[What the exercise asks] Quote the data exactly, first line to the line containing "from matplotlib.legend_handler import", with no pictures.

[Given data]
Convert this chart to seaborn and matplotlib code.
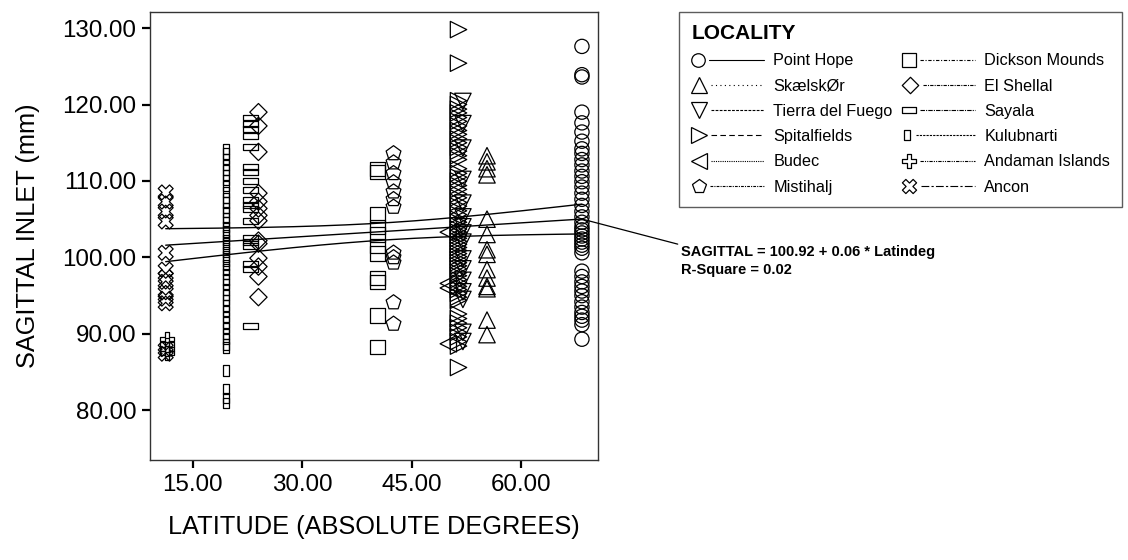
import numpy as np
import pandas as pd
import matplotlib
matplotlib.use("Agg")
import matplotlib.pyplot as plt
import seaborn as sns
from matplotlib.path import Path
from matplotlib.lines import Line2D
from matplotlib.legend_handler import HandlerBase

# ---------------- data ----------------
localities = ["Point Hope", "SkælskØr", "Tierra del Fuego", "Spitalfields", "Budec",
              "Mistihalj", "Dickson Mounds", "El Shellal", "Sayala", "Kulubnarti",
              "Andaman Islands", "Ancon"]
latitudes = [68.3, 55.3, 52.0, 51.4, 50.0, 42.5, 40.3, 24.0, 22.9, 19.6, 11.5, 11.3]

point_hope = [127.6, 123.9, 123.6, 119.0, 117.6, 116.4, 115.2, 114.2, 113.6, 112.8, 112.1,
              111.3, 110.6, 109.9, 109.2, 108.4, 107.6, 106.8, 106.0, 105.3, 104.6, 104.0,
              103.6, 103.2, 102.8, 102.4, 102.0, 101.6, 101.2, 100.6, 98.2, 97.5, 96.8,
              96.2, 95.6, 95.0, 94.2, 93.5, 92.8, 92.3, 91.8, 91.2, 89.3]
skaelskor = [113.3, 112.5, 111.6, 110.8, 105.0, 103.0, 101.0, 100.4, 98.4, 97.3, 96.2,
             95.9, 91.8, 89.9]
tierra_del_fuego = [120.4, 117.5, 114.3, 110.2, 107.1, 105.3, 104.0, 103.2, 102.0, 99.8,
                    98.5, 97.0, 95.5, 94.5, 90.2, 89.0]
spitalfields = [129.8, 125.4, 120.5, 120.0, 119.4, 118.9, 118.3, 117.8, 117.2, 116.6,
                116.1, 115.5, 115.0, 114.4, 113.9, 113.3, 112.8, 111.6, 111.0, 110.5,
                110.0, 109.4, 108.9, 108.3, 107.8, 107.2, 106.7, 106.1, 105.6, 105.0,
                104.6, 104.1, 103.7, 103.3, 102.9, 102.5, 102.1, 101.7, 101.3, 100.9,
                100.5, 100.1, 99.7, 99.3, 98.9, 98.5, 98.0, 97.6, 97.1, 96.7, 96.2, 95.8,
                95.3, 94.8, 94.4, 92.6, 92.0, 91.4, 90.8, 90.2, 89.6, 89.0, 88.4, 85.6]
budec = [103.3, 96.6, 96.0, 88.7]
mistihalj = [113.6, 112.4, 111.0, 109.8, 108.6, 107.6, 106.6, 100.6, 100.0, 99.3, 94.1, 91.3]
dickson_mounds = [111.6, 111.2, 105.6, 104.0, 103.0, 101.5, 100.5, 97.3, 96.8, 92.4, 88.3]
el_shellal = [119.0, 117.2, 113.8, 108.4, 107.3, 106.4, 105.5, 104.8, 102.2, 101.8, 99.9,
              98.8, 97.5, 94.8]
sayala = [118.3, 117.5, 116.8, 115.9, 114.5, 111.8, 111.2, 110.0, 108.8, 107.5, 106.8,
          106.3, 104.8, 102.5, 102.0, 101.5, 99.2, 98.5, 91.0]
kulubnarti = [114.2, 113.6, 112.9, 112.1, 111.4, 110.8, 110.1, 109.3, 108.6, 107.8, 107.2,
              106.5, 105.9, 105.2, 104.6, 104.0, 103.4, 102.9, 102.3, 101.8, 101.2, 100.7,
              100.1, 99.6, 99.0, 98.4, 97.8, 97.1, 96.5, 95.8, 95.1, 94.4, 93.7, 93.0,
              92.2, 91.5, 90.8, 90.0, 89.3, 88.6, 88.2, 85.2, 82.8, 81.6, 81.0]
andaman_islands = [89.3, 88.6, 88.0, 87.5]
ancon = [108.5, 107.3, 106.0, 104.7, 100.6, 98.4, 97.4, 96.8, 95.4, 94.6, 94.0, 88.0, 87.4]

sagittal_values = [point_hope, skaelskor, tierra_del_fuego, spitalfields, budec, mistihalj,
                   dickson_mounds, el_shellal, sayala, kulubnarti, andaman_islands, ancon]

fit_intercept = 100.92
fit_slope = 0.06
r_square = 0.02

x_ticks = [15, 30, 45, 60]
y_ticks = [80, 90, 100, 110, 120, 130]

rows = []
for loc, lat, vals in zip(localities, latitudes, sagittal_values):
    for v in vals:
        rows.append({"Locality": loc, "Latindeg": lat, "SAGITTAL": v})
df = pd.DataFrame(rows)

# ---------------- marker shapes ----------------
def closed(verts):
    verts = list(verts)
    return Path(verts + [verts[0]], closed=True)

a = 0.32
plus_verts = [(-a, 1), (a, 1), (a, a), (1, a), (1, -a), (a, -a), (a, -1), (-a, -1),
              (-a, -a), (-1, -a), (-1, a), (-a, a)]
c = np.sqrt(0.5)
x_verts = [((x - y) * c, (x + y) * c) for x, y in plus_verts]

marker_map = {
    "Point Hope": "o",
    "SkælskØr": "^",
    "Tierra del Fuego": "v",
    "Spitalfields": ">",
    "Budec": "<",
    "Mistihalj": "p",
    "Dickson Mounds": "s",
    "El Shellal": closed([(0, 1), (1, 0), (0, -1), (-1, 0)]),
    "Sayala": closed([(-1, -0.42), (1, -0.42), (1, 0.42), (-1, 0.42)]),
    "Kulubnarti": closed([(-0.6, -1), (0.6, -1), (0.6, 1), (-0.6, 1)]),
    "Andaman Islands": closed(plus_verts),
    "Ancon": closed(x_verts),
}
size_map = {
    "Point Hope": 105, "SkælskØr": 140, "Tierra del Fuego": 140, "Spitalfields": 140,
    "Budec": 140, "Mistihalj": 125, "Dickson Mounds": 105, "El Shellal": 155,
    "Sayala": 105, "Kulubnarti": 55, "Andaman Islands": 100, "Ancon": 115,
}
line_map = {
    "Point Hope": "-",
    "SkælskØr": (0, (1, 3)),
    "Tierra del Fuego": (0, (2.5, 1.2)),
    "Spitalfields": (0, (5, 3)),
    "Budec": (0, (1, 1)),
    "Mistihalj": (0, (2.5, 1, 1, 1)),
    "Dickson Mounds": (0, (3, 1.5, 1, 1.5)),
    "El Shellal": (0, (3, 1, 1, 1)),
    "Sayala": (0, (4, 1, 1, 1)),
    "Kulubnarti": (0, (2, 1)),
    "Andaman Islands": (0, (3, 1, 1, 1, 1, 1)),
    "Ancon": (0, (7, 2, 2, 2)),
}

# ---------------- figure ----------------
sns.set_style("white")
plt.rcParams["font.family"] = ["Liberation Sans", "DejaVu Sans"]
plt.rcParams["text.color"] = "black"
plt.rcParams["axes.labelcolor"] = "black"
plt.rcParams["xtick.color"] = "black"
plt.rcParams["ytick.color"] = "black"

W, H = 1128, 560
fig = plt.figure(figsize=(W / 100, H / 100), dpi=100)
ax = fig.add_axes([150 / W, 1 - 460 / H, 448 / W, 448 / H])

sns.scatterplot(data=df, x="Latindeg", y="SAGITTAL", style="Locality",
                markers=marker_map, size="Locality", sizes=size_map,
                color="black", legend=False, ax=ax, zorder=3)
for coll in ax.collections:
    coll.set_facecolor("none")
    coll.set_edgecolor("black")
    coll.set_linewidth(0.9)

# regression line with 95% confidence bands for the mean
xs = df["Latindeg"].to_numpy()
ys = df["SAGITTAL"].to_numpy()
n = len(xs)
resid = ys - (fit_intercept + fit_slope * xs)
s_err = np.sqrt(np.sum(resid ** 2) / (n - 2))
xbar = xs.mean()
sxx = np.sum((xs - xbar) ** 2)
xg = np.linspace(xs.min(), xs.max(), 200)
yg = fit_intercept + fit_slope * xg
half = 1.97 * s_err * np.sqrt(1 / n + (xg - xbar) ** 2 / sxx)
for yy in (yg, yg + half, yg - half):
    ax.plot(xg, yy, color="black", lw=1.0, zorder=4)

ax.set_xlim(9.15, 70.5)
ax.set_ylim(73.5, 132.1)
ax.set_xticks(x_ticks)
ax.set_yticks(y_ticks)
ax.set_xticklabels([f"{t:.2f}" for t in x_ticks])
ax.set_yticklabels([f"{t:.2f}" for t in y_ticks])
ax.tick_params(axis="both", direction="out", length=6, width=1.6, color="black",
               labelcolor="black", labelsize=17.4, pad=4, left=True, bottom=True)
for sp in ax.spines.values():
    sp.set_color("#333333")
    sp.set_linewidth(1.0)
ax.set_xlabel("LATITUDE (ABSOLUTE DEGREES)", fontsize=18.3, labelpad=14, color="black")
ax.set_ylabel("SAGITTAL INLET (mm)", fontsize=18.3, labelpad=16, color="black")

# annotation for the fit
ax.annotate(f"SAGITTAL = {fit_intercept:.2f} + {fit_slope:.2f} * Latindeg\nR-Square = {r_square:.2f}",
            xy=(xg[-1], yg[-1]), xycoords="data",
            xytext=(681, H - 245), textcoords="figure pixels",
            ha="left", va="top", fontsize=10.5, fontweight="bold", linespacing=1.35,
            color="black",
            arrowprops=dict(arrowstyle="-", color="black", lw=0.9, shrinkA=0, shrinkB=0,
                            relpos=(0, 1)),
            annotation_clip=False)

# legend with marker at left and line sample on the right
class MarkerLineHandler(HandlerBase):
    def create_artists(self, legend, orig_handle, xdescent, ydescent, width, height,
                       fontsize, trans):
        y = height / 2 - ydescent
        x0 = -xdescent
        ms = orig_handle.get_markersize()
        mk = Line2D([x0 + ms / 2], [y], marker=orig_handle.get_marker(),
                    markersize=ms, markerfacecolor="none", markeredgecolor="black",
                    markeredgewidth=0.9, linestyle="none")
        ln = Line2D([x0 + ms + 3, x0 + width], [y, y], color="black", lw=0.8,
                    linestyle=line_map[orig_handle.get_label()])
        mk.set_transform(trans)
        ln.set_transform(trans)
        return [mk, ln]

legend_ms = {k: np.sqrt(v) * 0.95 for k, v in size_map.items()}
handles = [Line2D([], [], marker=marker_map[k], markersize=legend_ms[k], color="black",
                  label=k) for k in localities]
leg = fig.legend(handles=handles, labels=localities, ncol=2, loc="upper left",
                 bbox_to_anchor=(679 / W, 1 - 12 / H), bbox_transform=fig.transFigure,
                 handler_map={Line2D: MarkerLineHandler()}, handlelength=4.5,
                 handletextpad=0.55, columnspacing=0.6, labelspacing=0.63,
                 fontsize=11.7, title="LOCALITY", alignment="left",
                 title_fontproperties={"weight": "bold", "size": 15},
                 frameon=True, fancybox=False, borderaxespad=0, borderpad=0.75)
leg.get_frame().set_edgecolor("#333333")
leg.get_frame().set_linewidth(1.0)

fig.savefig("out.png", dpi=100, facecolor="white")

[Complete response]
Convert this chart to seaborn and matplotlib code.
import numpy as np
import pandas as pd
import matplotlib
matplotlib.use("Agg")
import matplotlib.pyplot as plt
import seaborn as sns
from matplotlib.path import Path
from matplotlib.lines import Line2D
from matplotlib.legend_handler import HandlerBase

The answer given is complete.